Appellant, defendant below, seeks review of an adverse final decree establishing a mechanic’s lien in favor of the appellee and foreclosing said lien against appellant’s real property.
Appellee is a Florida corporation engaged in the construction business. Its president, George Vizenthal, is a licensed contractor. Appellant’s president is Sherman J. Tobin. During the latter part of 1959, Tobin and Vizenthal entered into an oral agreement by the terms of which appellee was to be employed as general contractor to supervise construction of the shell of appellant’s new bottling plant in Miami, Florida. The ap-pellee admittedly lacked the experience and technical knowledge required to supervise the installation of bottling equipment in the shell. The terms of the agreement were to be incorporated into a written contract in a form provided by the American Institute of Architects. Subsequently, Vizenthal signed a blank A.I.A. contract in which Tobin inserted all of the terms of the oral agreement with the exception of the amount to be paid appellee for its services. Just what this was to have been is at the core of the dispute between the parties. Appellant asserts that it was to pay a flat fee of $5,000. Appellee asserts that its fee was to be a percentage of the total cost of construction, total cost to include all sums expended on labor, services and materials without regard to whether or not they were expended under the appellee’s supervision.
The appellee was discharged when the plant was 99% completed and duly filed a claim of lien under the mechanic’s lien law, Chapter 84, Fla.Stat., F.S.A., for $19,949 for the rental of certain equipment, plus a fee of 71/2% of the'total cost of construction. It then brought this suit seeking foreclosure of the lien. Subsequently, appellee filed an amended claim of lien based upon 10% of the total cost of construction, and amended its complaint for foreclosure to conform thereto. Trial of the cause culminated in the final decree appealed finding that the appellee had been discharged without just cause, and was entitled to a fee of 10% of the total cost of construction — $33,-952.52 — plus $16,000 for the rental value of the equipment furnished by the appellee, plus $145.05 for the amount due a rental equipment company, minus $6,000 borrowed from appellant by the appellee, or a total of $44,097.57. Included in the total cost of construction as computed by the chancellor were $74,851.70 for the cost and installation of bottling equipment and the $16,000 for the rental of appellee’s equipment. In addition, the final decree awarded the ap-pellee $1,522 for attorney’s fees and costs in connection with an interlocutory appeal taken by the appellant which the chancellor found to be sham and frivolous. The final decree also established a mechanic’s lien in favor of the appellee for the foregoing amounts and ordered sale of the property in satisfaction thereof.

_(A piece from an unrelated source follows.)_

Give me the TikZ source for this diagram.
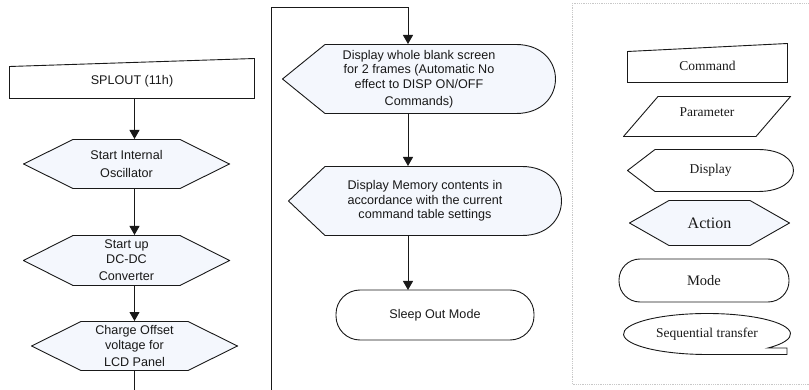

Appellant contends that the chancellor erred in finding that the appellee was entitled to a fee of 10% of the total cost of construction. We find this contention to be without merit. The amount of compensation agreed upon was an issue of fact resolved adversely to the appellant by the chancellor upon conflicting evidence. We will not disturb the chancellor’s finding since in our view it was supported by substantial evidence. See Medlin v. Share, Fla.App. 1963, 151 So.2d 451; Di Marco v. King, Fla.App.1962, 139 So.2d 750; Cowen v. Cowen, Fla.1957, 95 So.2d 584.
Appellant also contends that the $16,-000 fee for the rental of appellee’s equipment and the cost of acquisition and installation of the bottling equipment should not have been included in the total cost of construction. We agree. The record does not support the inclusion of these items in total cost.
Appellant further contends it was error to award the appellee attorney’s fees in connection with the interlocutory appeal. This contention has merit. The super-*169sedeas bond posted in connection with that appeal was not conditioned to pay attorney’s fees. In the absence of such condition the appellee would have no statutory or contractual right to such fees. See Lawson v. City Board of Pub. Inst., 114 Fla. 153, 154 So. 170, 171.
We have examined the appellant’s remaining contentions and find them to be without merit.
Accordingly, the final decree appealed is affirmed insofar as it establishes the compensation agreed upon by the parties as 10% of the total cost of construction, and reversed insofar as it includes in the total cost of construction (1) sums expended on the cost and installation of bottling equipment; (2) the $16,000 fee for the rental of appellee’s equipment; and (3) the $1,522 in attorney’s fees; and the cause is remanded for the entry of an amended decree not inconsistent with the views herein expressed.
Affirmed in part; reversed in part and remanded.